The $3.2 million in contributions include a staggering $1.6 million from the Humane Society of the United States, $504,236 from the ASPCA and $250,000 from the Best Friends Animal Society in Utah.

The Humane Society of Missouri chipped in another $44,820.


The most generous local supporter to date appears to be Nancy Grove, a "self-employed animal welfare attorney" based in St. Louis. Whatever Grove's title, business must be booming: She's donated $105,000 to date, records show.

Interestingly, though Prop B has drawn criticism from some Republican state legislators, former Missouri Senator John Danforth proved to be a supporter. The report shows he and his wife gave $250 last quarter.

Celebrity supporters of the measure now include not just pop artist Peter Max, who donated $10,000 this summer, but the daughter of New York City Mayor Michael Bloomberg, Emma Bloomberg, who kicked in $500.

Karen O'Connell and Patrick McDonnell, the cartoonists behind the Mutts comic strip and longtime animal rights supporters, donated $10,000, according to Yes on Prop B!'s latest report.

Oddly, there was no mention of any contributions from Tony La Russa. But maybe those campaign commercials he's been doing for Prop B are worth more than any check the Cards' skipper could write.

As of the most recent filing, which covers expenses and contributions through October 1, the campaign had paid at least $1.9 million to air TV ads. They paid another $38,000 for polling and strategy.
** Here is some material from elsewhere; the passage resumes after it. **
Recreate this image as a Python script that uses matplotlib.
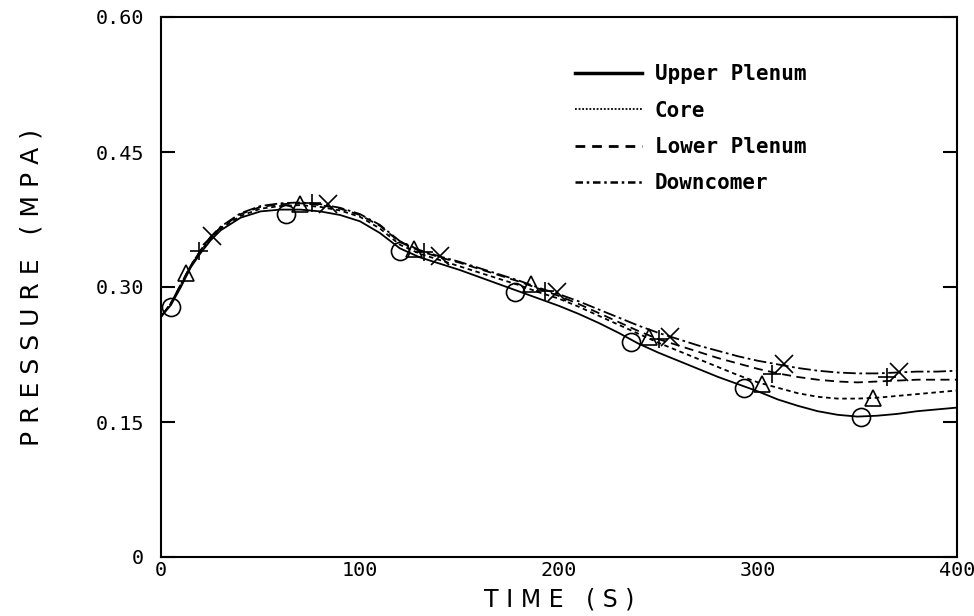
import matplotlib
matplotlib.use("Agg")
import matplotlib.pyplot as plt
from matplotlib.lines import Line2D

# ---- data ----
time = [0, 5, 10, 15, 20, 25, 30, 40, 50, 60, 70, 80, 90, 100, 110, 120, 130, 140, 150,
        160, 170, 180, 190, 200, 210, 220, 230, 240, 250, 260, 270, 280, 290, 300, 310,
        320, 330, 340, 350, 360, 370, 380, 390, 400]

upper_plenum = [0.267, 0.280, 0.300, 0.322, 0.338, 0.352, 0.363, 0.377, 0.384, 0.386, 0.386,
                0.384, 0.380, 0.373, 0.360, 0.343, 0.333, 0.326, 0.319, 0.311, 0.303, 0.295,
                0.287, 0.279, 0.270, 0.260, 0.249, 0.237, 0.227, 0.218, 0.209, 0.200, 0.192,
                0.184, 0.175, 0.168, 0.162, 0.158, 0.156, 0.157, 0.159, 0.162, 0.164, 0.166]

core = [0.267, 0.282, 0.302, 0.323, 0.340, 0.354, 0.365, 0.379, 0.387, 0.390, 0.391,
        0.389, 0.385, 0.378, 0.365, 0.347, 0.337, 0.330, 0.323, 0.316, 0.309, 0.302,
        0.294, 0.287, 0.278, 0.268, 0.258, 0.248, 0.238, 0.229, 0.220, 0.211, 0.202,
        0.194, 0.188, 0.182, 0.178, 0.176, 0.176, 0.177, 0.179, 0.181, 0.183, 0.185]

lower_plenum = [0.267, 0.282, 0.303, 0.324, 0.341, 0.355, 0.366, 0.381, 0.389, 0.392, 0.393,
                0.391, 0.387, 0.380, 0.368, 0.350, 0.340, 0.333, 0.327, 0.320, 0.313, 0.306,
                0.298, 0.290, 0.281, 0.271, 0.261, 0.251, 0.242, 0.235, 0.228, 0.221, 0.215,
                0.209, 0.204, 0.200, 0.197, 0.195, 0.194, 0.195, 0.196, 0.197, 0.197, 0.197]

downcomer = [0.267, 0.282, 0.303, 0.324, 0.341, 0.356, 0.367, 0.382, 0.390, 0.393, 0.394,
             0.392, 0.388, 0.381, 0.369, 0.351, 0.341, 0.334, 0.328, 0.321, 0.314, 0.307,
             0.299, 0.292, 0.284, 0.275, 0.266, 0.257, 0.249, 0.242, 0.235, 0.229, 0.223,
             0.218, 0.214, 0.210, 0.207, 0.205, 0.204, 0.204, 0.205, 0.206, 0.206, 0.207]

# marker positions on each curve
up_mk_t = [5, 63, 120, 178, 236, 293, 352]
up_mk_p = [0.278, 0.381, 0.340, 0.295, 0.239, 0.188, 0.156]
core_mk_t = [12.5, 70, 127, 186, 245, 302, 358]
core_mk_p = [0.316, 0.392, 0.342, 0.303, 0.244, 0.192, 0.177]
lp_mk_t = [19, 76, 132, 193, 250, 307, 365]
lp_mk_p = [0.340, 0.393, 0.339, 0.296, 0.242, 0.203, 0.200]
dc_mk_t = [25.6, 84, 140, 199, 256, 313, 371]
dc_mk_p = [0.357, 0.392, 0.334, 0.294, 0.245, 0.214, 0.206]

labels = ["Upper Plenum", "Core", "Lower Plenum", "Downcomer"]
x_ticks = [0, 100, 200, 300, 400]
y_ticks = [0, 0.15, 0.30, 0.45, 0.60]
y_tick_labels = ["0", "0.15", "0.30", "0.45", "0.60"]

# ---- figure ----
fig = plt.figure(figsize=(9.74, 6.16), dpi=100)
ax = fig.add_axes([161 / 974, 1 - 557 / 616, (957 - 161) / 974, (557 - 17) / 616])

k = "black"
lw = 1.3
ax.plot(time, upper_plenum, color=k, lw=lw, ls="-")
ax.plot(time, core, color=k, lw=lw, ls=(0, (2.5, 2)))
ax.plot(time, lower_plenum, color=k, lw=lw, ls=(0, (5, 3)))
ax.plot(time, downcomer, color=k, lw=lw, ls=(0, (7, 2, 1.5, 2)))

mk = dict(color=k, ls="none", mfc="none", mec=k, mew=1.2)
ax.plot(up_mk_t, up_mk_p, marker="o", ms=13, **mk)
ax.plot(core_mk_t, core_mk_p, marker="^", ms=11, **mk)
ax.plot(lp_mk_t, lp_mk_p, marker="+", ms=13, **mk)
ax.plot(dc_mk_t, dc_mk_p, marker="x", ms=13, **mk)

ax.set_xlim(0, 400)
ax.set_ylim(0, 0.60)

mono = "DejaVu Sans Mono"
ax.set_xticks(x_ticks)
ax.set_xticklabels([str(v) for v in x_ticks], family=mono, fontsize=14.5)
ax.set_yticks(y_ticks)
ax.set_yticklabels(y_tick_labels, family=mono, fontsize=14.5)
ax.tick_params(axis="y", direction="in", length=10, width=1.5, right=True, pad=12)
ax.tick_params(axis="x", direction="in", length=0, pad=3)
for s in ax.spines.values():
    s.set_linewidth(1.5)

ax.set_xlabel("T I M E   ( S )", fontsize=17, family="DejaVu Sans", labelpad=5)
ax.set_ylabel("P R E S S U R E   ( M P A )", fontsize=18, family="DejaVu Sans", labelpad=38)

handles = [
    Line2D([], [], color=k, lw=2.5, ls="-"),
    Line2D([], [], color=k, lw=1.3, ls=(0, (1, 1))),
    Line2D([], [], color=k, lw=2.0, ls=(0, (3.5, 2.5))),
    Line2D([], [], color=k, lw=1.8, ls=(0, (3, 1.5, 1, 1.5))),
]
leg = fig.legend(handles, labels, loc="upper left", bbox_to_anchor=(565 / 974, 1 - 54 / 616),
                 frameon=False, borderpad=0, handlelength=3.2, handletextpad=0.6,
                 labelspacing=0.78, prop=dict(family=mono, size=15, weight="bold"))

fig.savefig("out.png", dpi=100)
The anti-Prop B team has set up a new political action committee, the Alliance for Truth. That group is still too new to file extensive reports -- the committee wasn't even established until August 30 -- but has notched several large contributions from local agricultural interests in recent weeks, including $5,000 from the Missouri Farm Bureau Federation and $27,000 from something called the Missourians for Animal Care Campaign. The latter group is also newly organized and received start-up funds from the Missouri Pork Association.